A COURTROOM witnessed emotional scenes today when a desperate mother shouted and screamed as her son was sent to prison for stealing booze from a supermarket.

Louise Loveridge begged magistrates to change their mind after sentencing son Jamie, 20, of Dumbarton Terrace, to eight weeks behind bars for walking out of Marks & Spencer with a bottle of whisky stuffed inside his jacket.

Prison guards had to restrain the pair and prise them apart after they refused to accept the magistrates’ verdict, before the defendant was eventually escorted from the room in handcuffs leaving his mother in floods of tears.

Loveridge appeared at Swindon Magistrates' Court charged with stealing a £32 bottle of whisky from a branch of M&S.

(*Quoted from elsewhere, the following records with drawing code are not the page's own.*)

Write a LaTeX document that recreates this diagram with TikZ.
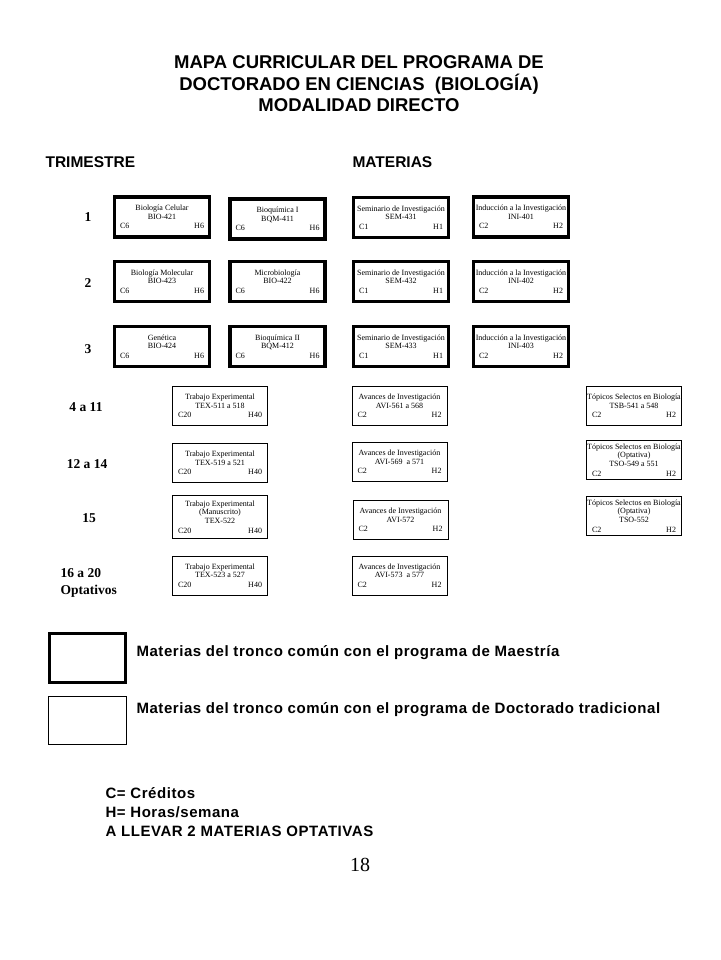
\documentclass[tikz,border=0pt]{standalone}
\usepackage{fontspec}
\setmainfont{Liberation Serif}
\newfontfamily\arialfont{Liberation Sans}
\newfontfamily\arialwide[LetterSpace=3.7]{Liberation Sans}
\usepackage{tikz}
\usetikzlibrary{calc}
\tikzstyle{thickbox}=[rectangle,draw=black,fill=white,line width=3.5pt,
                      minimum width=95pt,minimum height=40pt,inner sep=0.5pt,
                      font=\fontsize{8}{8.7}\selectfont]
\tikzstyle{thinbox}=[rectangle,draw=black,fill=white,line width=1pt,
                     minimum width=95pt,minimum height=39pt,inner sep=0.5pt,
                     font=\fontsize{8}{8.7}\selectfont]
\tikzstyle{rowlabel}=[font=\fontsize{13.5}{16}\selectfont\bfseries]
\tikzstyle{heading}=[font=\arialfont\bfseries\fontsize{15.5}{18}\selectfont]
\tikzstyle{legendtext}=[anchor=west,font=\arialwide\bfseries\fontsize{15}{18.7}\selectfont]
\newcommand\matlabel[3]{\parbox{94pt}{\centering #1\\[1pt] \hspace*{5pt}#2\hfill #3\hspace*{5pt}}}
\newcommand\colA{162}
\newcommand\colB{277.5}
\newcommand\colC{401}
\newcommand\colD{521}

\begin{document}
\begin{tikzpicture}[x=1pt,y=-1pt]
    \useasboundingbox (0,0) rectangle (720,960);
    \node [font=\arialfont\bfseries\fontsize{18.5}{21.5}\selectfont,align=center] (title) at (359,84) {
        MAPA CURRICULAR DEL PROGRAMA DE\\
        DOCTORADO EN CIENCIAS \ (BIOLOGÍA)\\
        MODALIDAD DIRECTO
    };
    \node [heading,anchor=west] (trim) at (42,162) {TRIMESTRE};
    \node [heading,anchor=west] (mat) at (349,162) {MATERIAS};

    \node [rowlabel] (r1) at (88,217) {1};
    \node [rowlabel] (r2) at (88,283) {2};
    \node [rowlabel] (r3) at (88,349) {3};
    \node [rowlabel] (r4) at (86,407) {4 a 11};
    \node [rowlabel] (r5) at (87,464) {12 a 14};
    \node [rowlabel] (r6) at (89,518) {15};
    \node [rowlabel,anchor=west,align=left,font=\fontsize{13.5}{17}\selectfont\bfseries] (r7) at (57,583) {16 a 20\\Optativos};

    \node [thickbox] (bio421) at (\colA,217) {
        \matlabel{Biología Celular\\BIO-421}{C6}{H6}
    };
    \node [thickbox] (bqm411) at (\colB,219) {
        \matlabel{Bioquímica I\\BQM-411}{C6}{H6}
    };
    \node [thickbox] (sem431) at (\colC,217.5) {
        \matlabel{Seminario de Investigación\\SEM-431}{C1}{H1}
    };
    \node [thickbox] (ini401) at (\colD,217) {
        \matlabel{Inducción a la Investigación\\INI-401}{C2}{H2}
    };

    \node [thickbox] (bio423) at (\colA,281.5) {
        \matlabel{Biología Molecular\\BIO-423}{C6}{H6}
    };
    \node [thickbox] (bio422) at (\colB,281.5) {
        \matlabel{Microbiología\\BIO-422}{C6}{H6}
    };
    \node [thickbox] (sem432) at (\colC,281.5) {
        \matlabel{Seminario de Investigación\\SEM-432}{C1}{H1}
    };
    \node [thickbox] (ini402) at (\colD,281.5) {
        \matlabel{Inducción a la Investigación\\INI-402}{C2}{H2}
    };

    \node [thickbox] (bio424) at (\colA,346.5) {
        \matlabel{Genética\\BIO-424}{C6}{H6}
    };
    \node [thickbox] (bqm412) at (\colB,346.5) {
        \matlabel{Bioquímica II\\BQM-412}{C6}{H6}
    };
    \node [thickbox] (sem433) at (\colC,346.5) {
        \matlabel{Seminario de Investigación\\SEM-433}{C1}{H1}
    };
    \node [thickbox] (ini403) at (\colD,346.5) {
        \matlabel{Inducción a la Investigación\\INI-403}{C2}{H2}
    };

    \node [thinbox] (tex511) at (220,406) {
        \matlabel{Trabajo Experimental\\TEX-511 a 518}{C20}{H40}
    };
    \node [thinbox] (tex519) at (220,463) {
        \matlabel{Trabajo Experimental\\TEX-519 a 521}{C20}{H40}
    };
    \node [thinbox,minimum height=43pt] (tex522) at (220,517) {
        \matlabel{Trabajo Experimental\\(Manuscrito)\\TEX-522}{C20}{H40}
    };
    \node [thinbox] (tex523) at (220,575.5) {
        \matlabel{Trabajo Experimental\\TEX-523 a 527}{C20}{H40}
    };

    \node [thinbox] (avi561) at (399.5,406) {
        \matlabel{Avances de Investigación\\AVI-561 a 568}{C2}{H2}
    };
    \node [thinbox] (avi569) at (399.5,462) {
        \matlabel{Avances de Investigación\\AVI-569 \ a 571}{C2}{H2}
    };
    \node [thinbox] (avi572) at (400.5,520) {
        \matlabel{Avances de Investigación\\AVI-572}{C2}{H2}
    };
    \node [thinbox] (avi573) at (399.5,575.5) {
        \matlabel{Avances de Investigación\\AVI-573 \ a 577}{C2}{H2}
    };

    \node [thinbox] (tsb541) at (634,406) {
        \matlabel{Tópicos Selectos en Biología\\TSB-541 a 548}{C2}{H2}
    };
    \node [thinbox] (tso549) at (634,460) {
        \matlabel{Tópicos Selectos en Biología\\(Optativa)\\TSO-549 a 551}{C2}{H2}
    };
    \node [thinbox] (tso552) at (634,516) {
        \matlabel{Tópicos Selectos en Biología\\(Optativa)\\TSO-552}{C2}{H2}
    };

    \node [thickbox,line width=3pt,minimum width=76pt,minimum height=49pt] (keymae) at (87.5,658) {};
    \node [thinbox,minimum width=78pt,minimum height=48pt] (keydoc) at (87.5,720.5) {};
    \node [legendtext] (txtmae) at (133,653) {Materias del tronco común con el programa de Maestría};
    \node [legendtext] (txtdoc) at (133,710) {Materias del tronco común con el programa de Doctorado tradicional};

    \node [legendtext,align=left] (notas) at (102,812) {
        C= Créditos\\
        H= Horas/semana\\
        A LLEVAR 2 MATERIAS OPTATIVAS
    };
    \node [font=\fontsize{20}{22}\selectfont] (pagina) at (360,865) {18};
\end{tikzpicture}
\end{document}
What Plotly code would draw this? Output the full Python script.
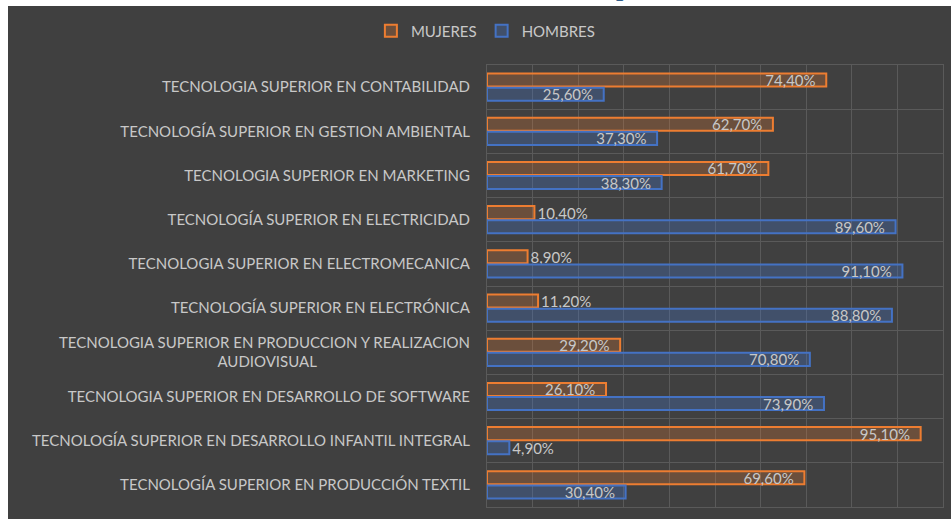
import plotly.graph_objects as go

categories = [
    "TECNOLOGIA SUPERIOR EN CONTABILIDAD",
    "TECNOLOGÍA SUPERIOR EN GESTION AMBIENTAL",
    "TECNOLOGIA SUPERIOR EN MARKETING",
    "TECNOLOGÍA SUPERIOR EN ELECTRICIDAD",
    "TECNOLOGIA SUPERIOR EN ELECTROMECANICA",
    "TECNOLOGÍA SUPERIOR EN ELECTRÓNICA",
    "TECNOLOGIA SUPERIOR EN PRODUCCION Y REALIZACION<br>AUDIOVISUAL" + "\u00a0" * 40,
    "TECNOLOGIA SUPERIOR EN DESARROLLO DE SOFTWARE",
    "TECNOLOGÍA SUPERIOR EN DESARROLLO INFANTIL INTEGRAL",
    "TECNOLOGÍA SUPERIOR EN PRODUCCIÓN TEXTIL",
]
mujeres = [0.744, 0.627, 0.617, 0.104, 0.089, 0.112, 0.292, 0.261, 0.951, 0.696]
hombres = [0.256, 0.373, 0.383, 0.896, 0.911, 0.888, 0.708, 0.739, 0.049, 0.304]

BG = "#404040"
GRID = "#5a5a5a"
TXT = "#c8c8c8"
FONT = "Lato"


def positions(vals):
    return ["outside" if v < 0.15 else "inside" for v in vals]


fig = go.Figure()
fig.add_trace(go.Bar(
    name="MUJERES", y=categories, x=mujeres, orientation="h",
    marker=dict(color="rgba(237,125,49,0.25)", line=dict(color="#ED7D31", width=2)),
    texttemplate="%{x:.2%}\u00a0\u00a0", textposition=positions(mujeres),
    insidetextanchor="end", textfont=dict(color=TXT, size=15, family=FONT),
    constraintext="none",
))
fig.add_trace(go.Bar(
    name="HOMBRES", y=categories, x=hombres, orientation="h",
    marker=dict(color="rgba(68,114,196,0.32)", line=dict(color="#4472C4", width=2)),
    texttemplate="%{x:.2%}\u00a0\u00a0", textposition=positions(hombres),
    insidetextanchor="end", textfont=dict(color=TXT, size=15, family=FONT),
    constraintext="none",
))

# pixel -> paper conversions for the frame (plot area x 487..943, y 65..507)
def px(x):
    return (x - 487) / 456


def py(y):
    return (507 - y) / 442


fig.update_layout(
    width=951, height=519,
    margin=dict(l=487, r=8, t=65, b=12, autoexpand=False),
    paper_bgcolor="white", plot_bgcolor=BG,
    separators=",.",
    barmode="group", bargap=0.36, bargroupgap=0.08,
    uniformtext=dict(minsize=15, mode="show"),
    font=dict(family=FONT, color=TXT, size=15),
    showlegend=True,
    legend=dict(orientation="h", xref="container", yref="container",
                x=0.39, xanchor="left", y=1 - 31 / 519, yanchor="middle",
                bgcolor="rgba(0,0,0,0)",
                font=dict(color=TXT, size=15, family=FONT),
                itemwidth=30, tracegroupgap=0),
    shapes=[dict(type="rect", xref="paper", yref="paper",
                 x0=px(8), x1=px(960), y0=py(6), y1=py(530),
                 fillcolor=BG, line=dict(width=0), layer="below")],
    annotations=[dict(text="<b>p</b>", xref="paper", yref="paper",
                      x=px(614), y=py(4), xanchor="left", yanchor="bottom",
                      showarrow=False,
                      font=dict(family="Liberation Serif", size=26, color="#2f5d8a"))],
)
fig.update_xaxes(range=[0, 1], dtick=0.1, showticklabels=False,
                 showgrid=True, gridcolor=GRID, gridwidth=1,
                 zeroline=False, showline=True, linecolor=GRID, mirror=True)
fig.update_yaxes(autorange="reversed", tickson="boundaries", showgrid=True,
                 gridcolor=GRID, gridwidth=1, ticks="", ticklen=0,
                 ticklabelstandoff=13,
                 showline=True, linecolor=GRID, mirror=True, automargin=False,
                 tickfont=dict(color=TXT, size=15, family=FONT))

fig.write_html("out.html", config={"displayModeBar": False},
               post_script="document.body.style.margin='0';")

The defendant, who has learning and hearing disabilities and a mental age of an eight-year-old, was caught on CCTV on June 25 pocketing the bottle to fund a £40 per day 'Spice' habit - then a legal high but since banned.

Loveridge was already on probation for previous drug offences and at the time of his trial and owed the court more than £1,000 in fines.

Gordon Hotson, defending, told magistrates: “My client’s use of Spice has been at the root of the offence you are dealing with today and he has got mixed up with a crowd of people that have been dragging him down.

“Since his recent arrests he has tried to distance himself from this crowd and it has significantly reduced his risk of re-offending.

“Because of his difficulties, Jamie is very easily led and very easily influenced. The Probation Service feels that he is not learning his lessons as quick as he should be because he has a tendency to offend whilst being on a community order.

“I submit that an immediate custodial sentence would be very damaging for Mr Loveridge. Were he to find himself in a custodial environment he would be at serious risk of being influenced by others and would be very likely to reoffend when he comes out.

“There is also a significant risk that being in a custodial environment will have a negative effect on his use of Spice and it would not give him the opportunity to completely detox from the substance.

“He knows what he has got to do. He knows he must stay away from the group he has been associating with. He knows that he must keep himself out of trouble completely.”

Mr Hotson argued passionately for a suspended sentence but after 15 minutes of deliberation magistrates returned to deliver a custodial sentence.

Mum Louise pleaded with the bench, saying: “No, I beg you. Give him one last chance, please,” before launching a verbal attack at a representative from the probation service.

On top of an eight-week prison sentence, Loveridge was ordered to pay Marks & Spencer £32.